For as long as i can remember, Intel and AMD always have set the launch to one time zone as people in both the US and UK got reviews at the same time.

Now of course i dont remember what time zone bulldozer was tied to but anandtech had there review up at "October 12, 2011 1:27 AM EST"

http://www.anandtech.com/show/4955/the-bulldozer-review-amd-fx8150-tested

While Tom's same review did it at 11:00 PM on the 11th of Oct, (assuming the articles was published in Pacific Time )

So somewhere between Central and Mountain Time is my guess.
 


Tom's is headquartered in New York as well. So 11pm EST is 4AM GMT, so maybe they UK team waited till they actually came into work to post the review.
 


At the time of the bulldozer launch, I dont think BestOfMedia group (who owned Tom's Hardware before Pruch) had any offices along the east coast. Fairly sure the only office in the US was California.
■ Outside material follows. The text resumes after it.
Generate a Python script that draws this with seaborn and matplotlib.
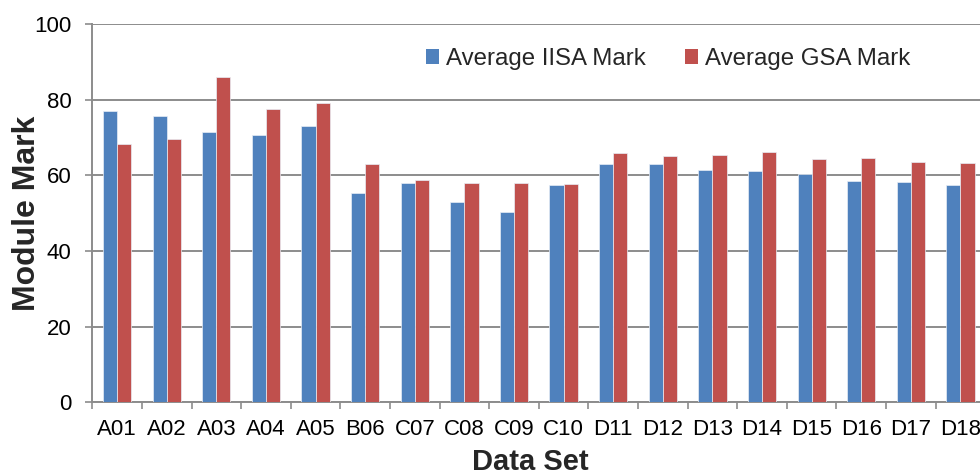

Although I could be wrong on that....
 
Well, I trust the USA version of Toms more than the UK counterpart/mirror. It kinda works funky for me, so I'll take the USA version as the actual time it went live.

So, what does that tell us so far? Night of the 28th/2nd?

Cheers!
 


Well it at least tells us that there's a review this week. :bounce:
 


I doubt Intel thinks it can suppress that type of information in this day and age. Not when so many people will have a vested interest in not just finding it, but pushing it out there. On the other hand, every company does seem to think they can interpret information to their liking.

Rather than something so impractical, it's probably more along the lines of, "Hey, did you guys also test with X benchmark while running Y settings on a machine with Z components in a room with ambient temperatures over 30 C?" Pretty much the same as cherry picking the results where you do well, just in reverse. When you're talking about your competitors, you highlight the results where they do poorly.
 
Yeah I taught the sites were just mirror'd... Have to agree with Yuka though the USA would be more like it.

Ryzen 1800x is back on sale on amazon.. they seem to be feeding the beast quite well.. for now anyway.

It would be nice if we could unlock the other 2 core's on the six core... an it might overclock well too.
 


Consider IPC around 90% of Kaby Lake, which is very good.

I have an i3 on an H110 board. I need more cores for my job. I have now three options:

1. a 4c/8t locked processor, for $300 (i7 7700)

2. a 4c/8t unlocked processor and unlocked MB, for $500 (i7 7700k and Z270 board)

3. an 8c/16t unlocked processor and unlocked MB, for $450 (R7 1700 and B350 board (est. $120))

While I don't think AMD will have the best CPUs, I believe it's very, very hard for them to fail.

Edit: prices by PC Parts Picker. B350 price estimated, based on X370's price of $150.
 


I have seen that reported in multiple site. I don't understand it. I don't understand how 2363 points can be a world record when there are lots of scores above that. The top score and worldwide record (for 8-cores) is 2445

http://hwbot.org/submission/3233876_the_overclocking_knights_cinebench___r15_core_i7_5960x_2445_cb
 


Guru3D confirmed that, while they were not personally contacted by Intel, some of the media they are in contact with were approached by Intel.

So, it seems not all media outlets were, but perhaps a few "intel sympathetic" outlets were chosen?